Diplomatic ties between the Philippines and United States (US) could improve on the back of US President-elect Donald Trump’s “apparent lack of concern over human rights” but the territorial dispute over some islands in the South China Sea remains as an uncertain variable, Fitch-owned BMI Research said.
“Manila and Washington DC could see an improvement in diplomatic ties due to the Trump administration’s apparent lack of concern over human rights,” BMI said in a report released over the weekend.
BMI recalled that ties between the two countries have been increasingly strained following the Obama administration’s criticism of President Rodrigo Duterte’s war on crime and drugs, prompting the latter to reinvigorate relations with China instead.
“Duterte appears to have taken a more conciliatory stance towards Trump, which could see a thawing of currently cool ties,” BMI observed.
However, BMI believes that the South China Sea will remain a geopolitical flashpoint and could cast a pall of uncertainty over Philippine-US ties.
“While Trump has advocated a more robust US foreign policy, the President-elect has also been extremely vocal about only advancing US foreign policy interests,” it said.
As such, a decision by the US to pull back from its activities in the South China Sea could see an increase in Chinese activity in the contested areas, it pointed out.
“On the other hand, Trump might view Chinese activities in the South China Sea as an affront and decide to take a more confrontational stance in the region. If this were to happen, the Philippines could decide to recalibrate its current rapprochement with China as Manila would be assured of the US’s commitment to defend its sovereignty in the South China Sea,” BMI explained.
It said the biggest impact of the Trump presidency on the Philippines will be economic, with Trump’s “America First” policies likely to lead to a more challenging operating environment for Manila.
“For one, Trump’s proposed immigration curbs could pose considerable risks to the Philippine economy that is reliant on remittances from overseas workers to boost economic growth (with remittances accounting for 10.3 percent of GDP [gross domestic product], according to World Bank),” BMI said.

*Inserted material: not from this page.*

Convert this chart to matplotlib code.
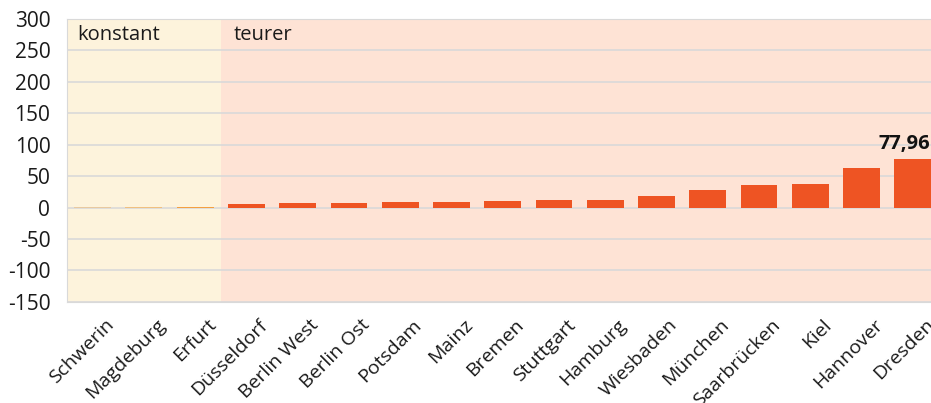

The US hosts approximately 35 percent of all overseas Filipino workers, who remit about 31 percent of the total worker remittances to the Philippines.
Furthermore, BMI said the Philippines’ business process outsourcing could come under pressure following Trump’s pledge to bring jobs back to the US, noting that the industry caters mostly to US companies, employs approximately 1.2 million Filipinos and generates more than $20 billion in revenue annually (about 9 percent of GDP).
“The outsourcing industry could thus see a decline in American investment under a Trump presidency,” it said.
This may lead to a decline in foreign direct investments as well as exports (particularly services exports) with the US being one of the Philippines’s largest export destinations (13.9 percent of exports in 2015).